La Concertación, en el fondo, se construyó desde sus más remotos inicios desde esa lógica, con las grandezas y miserias que conlleva. Pero la paradoja es que ella misma no se reconoció con lo hecho, no se sintió satisfecha y —digámoslo— se avergonzó bastante de mirarse al espejo. No le gustaba el Chile que ella misma había construido, no conectaba. Y así es muy difícil salir a convencer, es muy difícil elaborar un discurso persuasivo: así es muy difícil ganar.

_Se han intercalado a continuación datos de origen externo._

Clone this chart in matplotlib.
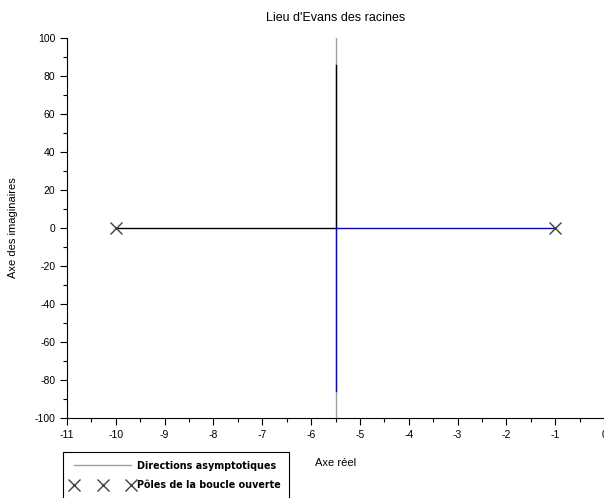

Es obvio en todo caso que esa manera de hacer las cosas había cumplido su ciclo, y el gran mérito de Marco Enríquez es haber iluminado ese agotamiento que las cúpulas no podían o no querían ver. Pero su actitud también conllevaba el riesgo de la ingratitud, de la ceguera y de la crítica vacía de todo lo que la Concertación había hecho —y allí residió uno de los errores estratégicos del diputado. Es obvio que la Concertación fue de más a menos, pero —después de todo— eso es lo normal en toda coalición gobernante. Sin embargo, la crítica autoflagelante tal y como la practicaron algunos dejó ver algo más profundo: la negación de la política misma, la negación de que hay que estar dispuestos a ceder, y que no hay otra manera de avanzar, al menos en democracia. El olvido de estas consideraciones que deberían ser evidentes los condujo directo a la derrota, y a esa campaña absurda de la que fuimos testigos en la que Frei no se cansó de inclinarse hacia su izquierda, cuando era tan evidente que el segmento decisivo de votos estaba hacia el centro: ni siquiera fue capaz de imitar el giro que realizó Lagos en diciembre de 1999. Así, Frei se negó a sí mismo y perdió de paso su credibilidad. Por de pronto, todo esto deja un gran signo de interrogación sobre el tipo de oposición que llevará adelante la Concertación.
En ese sentido si uno tuviera que quedarse con una figura de estos 20 años, yo elegiría sin duda la de Edgardo Boeninger. Más allá de las diferencias que cada uno pueda haber tenido con él, me parece que Boeninger encarnó esa forma de hacer política que le dio estabilidad a nuestro país: siempre dispuesto a alcanzar acuerdos pensando en el país, siempre con la cabeza fría y sin caer nunca en esa actitud tan infantil de considerar inaceptable cualquier salida que no sea la que me gusta. Comprendía que la política es el arte de lo posible, pero no lo comprendía de un modo cínico, pues era consciente que, aún así, hay que tratar que lo posible sea lo mejor posible. Por cierto, Boeninger también fue ejemplar porque mostró con su testimonio que las fronteras entre lo público y lo privado no pueden cruzarse como quien se cambia de calcetines: tenía una visión noble de la actividad política y de los deberes que ésta exige. En suma, encarnó lo mejor de la Concertación, y si ésta perdió la brújula fue en buena medida porque prefirió escuchar los cantos de sirena antes que a sus propios sabios. Y por eso, como temía Navarrete, no supo perder. Para la paradoja quedará el hecho que Boeninger haya fallecido justo el 2009, justo el último año de la Concertación y justo cuando la Concertación ya no se reconocía en él.
Será tarea de los historiadores analizar cuánto se avanzó y cuándo faltó hacer en estos últimos 20 años: el cadáver está aún demasiado tibio como para sacar conclusiones más definitivas. De cualquier modo, yo creo que será imposible no reconocer el mérito innegable de haber sacado adelante una transición complicada de modo pacífico. Es cierto que hoy nos cuesta valorarlo porque sentimos que la democracia es algo dado y evidente, pero nunca está de más recordar que la democracia chilena sufrió múltiples ataques en los últimos cincuenta años. Con todo, la Concertación queda con un desafío y una deuda. El desafío: reinventarse en los años que vienen, elaborar una propuesta atractiva y superar de una buena vez el discurso añejo, pues se acabó para siempre la superioridad moral. La deuda: el descalabro de la educación que, creo, debe ser la principal —casi diría única— tarea del próximo gobierno.